Hi, following StackOverflow question here:
https://stackoverflow.com/questions/53937669/integer-too-large-error-with-vectoring-during-whoosh-indexing
I was advised to ask the question here because some people in this forum managed to index a large amount of documents.
This is the error:
Traceback (most recent call last):
File "...", line 256, in <module>
...
File "/home/nlp/*/anaconda3/envs/riken/lib/python3.6/site-packages/whoosh/writing.py", line 771, in add_document
perdocwriter.add_vector_items(fieldname, field, vitems)
File "/home/nlp/*/anaconda3/envs/riken/lib/python3.6/site-packages/whoosh/codec/whoosh3.py", line 244, in add_vector_items
self.add_column_value(vecfield, VECTOR_COLUMN, offset)
File "/home/nlp/*/anaconda3/envs/riken/lib/python3.6/site-packages/whoosh/codec/base.py", line 821, in add_column_value
self._get_column(fieldname).add(self._docnum, value)

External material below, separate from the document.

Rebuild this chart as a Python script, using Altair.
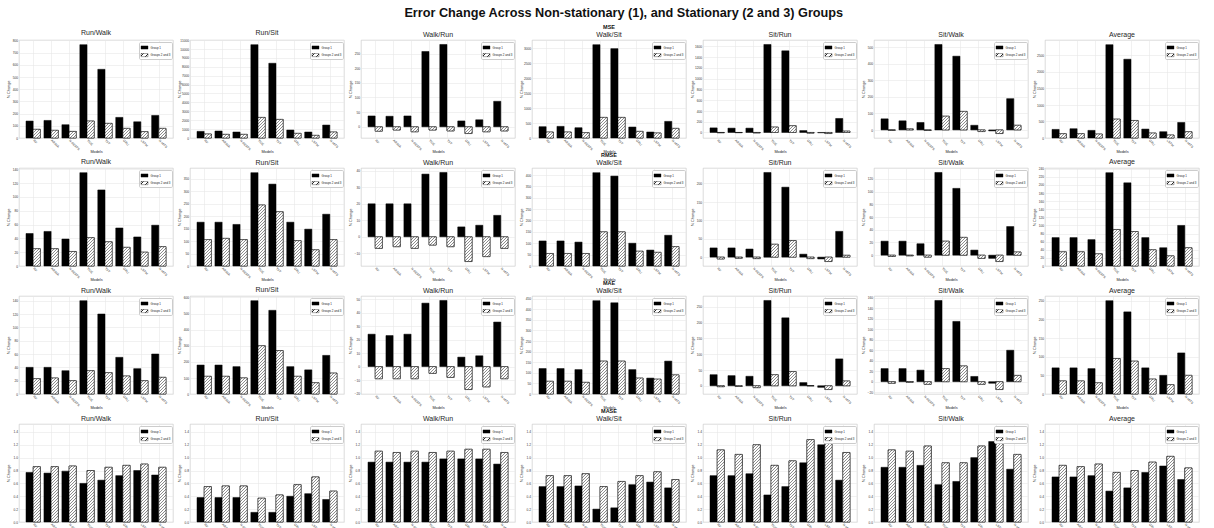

File "/home/nlp/*/anaconda3/envs/riken/lib/python3.6/site-packages/whoosh/columns.py", line 678, in add
self._dbfile.write(self._pack(v))
struct.error: 'I' format requires 0 <= number <= 4294967295
From the StackOverflow question:
"It looks like the field that is used as a document index is only designed to be a 32-bit unsigned int, which gives you a limit of roughly 4M documents."
If you have a way of circumventing or fixing this problem, help is appreciated.